There wasn’t enough chlorine in the world to sterilize the ick of that unsolicited vision from my brain, and once the house was ours, I asked Chef to drain the hot tub right away. Draining it wasn’t even enough though; and when I ultimately told Chef I would never, ever use it, he decided to pull it out and sell it. Good riddance.

All procrastination aside, Sutton had too much stuff for one old guy to move, so he couldn’t manage to get himself moved out the house before we arrived with our first truckload. No surprise there, we were half expecting it, but we had people moving into our old house and were on a tight timeline.

In the end, Sutton left a lot of junk behind that we had to pitch for him, nor did he bother to clean up the house before we moved in. I don’t know about anyone else, but I’ve come to believe that household dirt is a personal thing – it’s never disgusting when it’s my dirt and grease, but when it’s someone else’s dirt and grease, it’s gross. And with Sutton, it was extra gross. So before I would let anyone even use a toilet, I put on plastic dish gloves, filled a bucket with some kind of sanitizing Pine-sol mixture, and wiped down everything in that house. And I mean everything.

By the time the sun had set late on moving day, those ugly orange drapes were in a heap on the driveway, and Chef had ripped out a hideous juniper tree in the backyard that had the misfortune of blocking his view of Big Mountain from our living room windows minus those drapes.

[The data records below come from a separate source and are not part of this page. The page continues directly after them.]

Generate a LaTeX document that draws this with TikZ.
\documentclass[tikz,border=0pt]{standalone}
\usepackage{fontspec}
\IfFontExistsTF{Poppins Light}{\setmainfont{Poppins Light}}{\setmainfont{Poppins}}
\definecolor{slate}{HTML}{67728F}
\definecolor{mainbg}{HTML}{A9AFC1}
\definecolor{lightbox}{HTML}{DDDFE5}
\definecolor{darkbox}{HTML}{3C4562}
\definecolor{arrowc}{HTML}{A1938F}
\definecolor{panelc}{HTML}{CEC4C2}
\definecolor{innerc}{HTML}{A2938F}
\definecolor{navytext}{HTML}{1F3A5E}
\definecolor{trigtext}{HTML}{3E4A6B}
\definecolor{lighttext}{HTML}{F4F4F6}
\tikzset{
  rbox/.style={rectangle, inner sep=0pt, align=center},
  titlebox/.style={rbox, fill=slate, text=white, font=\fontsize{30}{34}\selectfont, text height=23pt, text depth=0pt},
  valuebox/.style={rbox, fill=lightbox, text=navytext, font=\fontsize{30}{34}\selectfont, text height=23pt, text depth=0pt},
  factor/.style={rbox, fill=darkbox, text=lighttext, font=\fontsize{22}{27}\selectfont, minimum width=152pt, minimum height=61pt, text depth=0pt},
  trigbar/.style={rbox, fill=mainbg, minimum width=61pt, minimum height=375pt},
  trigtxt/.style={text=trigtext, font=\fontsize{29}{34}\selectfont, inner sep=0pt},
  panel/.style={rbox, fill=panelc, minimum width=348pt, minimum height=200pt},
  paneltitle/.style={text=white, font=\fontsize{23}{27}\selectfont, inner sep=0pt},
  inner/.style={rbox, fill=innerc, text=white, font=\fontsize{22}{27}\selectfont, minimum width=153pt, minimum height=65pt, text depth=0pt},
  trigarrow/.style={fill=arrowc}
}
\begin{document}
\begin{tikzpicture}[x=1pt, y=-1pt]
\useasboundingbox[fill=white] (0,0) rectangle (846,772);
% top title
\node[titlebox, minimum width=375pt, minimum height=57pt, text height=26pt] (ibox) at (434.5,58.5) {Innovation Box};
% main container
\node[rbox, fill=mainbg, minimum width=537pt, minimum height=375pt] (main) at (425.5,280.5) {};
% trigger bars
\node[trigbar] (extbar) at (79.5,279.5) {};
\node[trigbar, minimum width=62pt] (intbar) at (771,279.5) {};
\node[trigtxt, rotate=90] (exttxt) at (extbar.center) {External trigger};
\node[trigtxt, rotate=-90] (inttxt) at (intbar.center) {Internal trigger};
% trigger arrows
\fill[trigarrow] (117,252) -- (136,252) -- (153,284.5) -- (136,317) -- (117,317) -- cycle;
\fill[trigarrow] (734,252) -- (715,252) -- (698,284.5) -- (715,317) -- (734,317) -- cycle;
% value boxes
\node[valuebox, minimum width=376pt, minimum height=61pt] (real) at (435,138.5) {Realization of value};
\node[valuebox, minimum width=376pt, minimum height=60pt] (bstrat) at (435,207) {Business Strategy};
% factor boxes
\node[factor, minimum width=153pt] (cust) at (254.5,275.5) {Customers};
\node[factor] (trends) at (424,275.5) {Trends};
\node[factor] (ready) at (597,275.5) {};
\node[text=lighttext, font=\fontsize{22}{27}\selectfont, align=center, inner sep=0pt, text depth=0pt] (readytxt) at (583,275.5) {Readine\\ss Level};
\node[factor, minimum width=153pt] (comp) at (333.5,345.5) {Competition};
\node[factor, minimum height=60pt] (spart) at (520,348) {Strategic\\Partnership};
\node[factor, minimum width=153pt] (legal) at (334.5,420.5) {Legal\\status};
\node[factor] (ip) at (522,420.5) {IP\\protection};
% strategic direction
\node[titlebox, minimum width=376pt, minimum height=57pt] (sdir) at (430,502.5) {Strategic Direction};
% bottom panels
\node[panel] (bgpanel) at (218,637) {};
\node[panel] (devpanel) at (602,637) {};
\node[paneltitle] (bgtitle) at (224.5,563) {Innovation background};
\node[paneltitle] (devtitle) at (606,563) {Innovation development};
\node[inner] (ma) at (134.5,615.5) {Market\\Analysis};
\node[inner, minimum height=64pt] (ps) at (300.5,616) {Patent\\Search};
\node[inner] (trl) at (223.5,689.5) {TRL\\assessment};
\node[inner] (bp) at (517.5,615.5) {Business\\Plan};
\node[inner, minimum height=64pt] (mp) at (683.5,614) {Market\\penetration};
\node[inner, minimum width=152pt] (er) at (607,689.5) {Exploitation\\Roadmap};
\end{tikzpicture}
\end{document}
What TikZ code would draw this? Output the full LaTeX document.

The brown hi-lo shag carpet, on the other hand, ended up staying with the house until I left. It didn’t take me too long to realize that it did a phenomenal job of camouflaging the dirt from ten acres, a yellow Lab, two cats and an adolescent daughter with a lot of friends. Replacing the carpet simply kept moving down on the home improvements priority list until it just never got done, at least not by me. That’s OK though, because it was our dirt the carpet was hiding.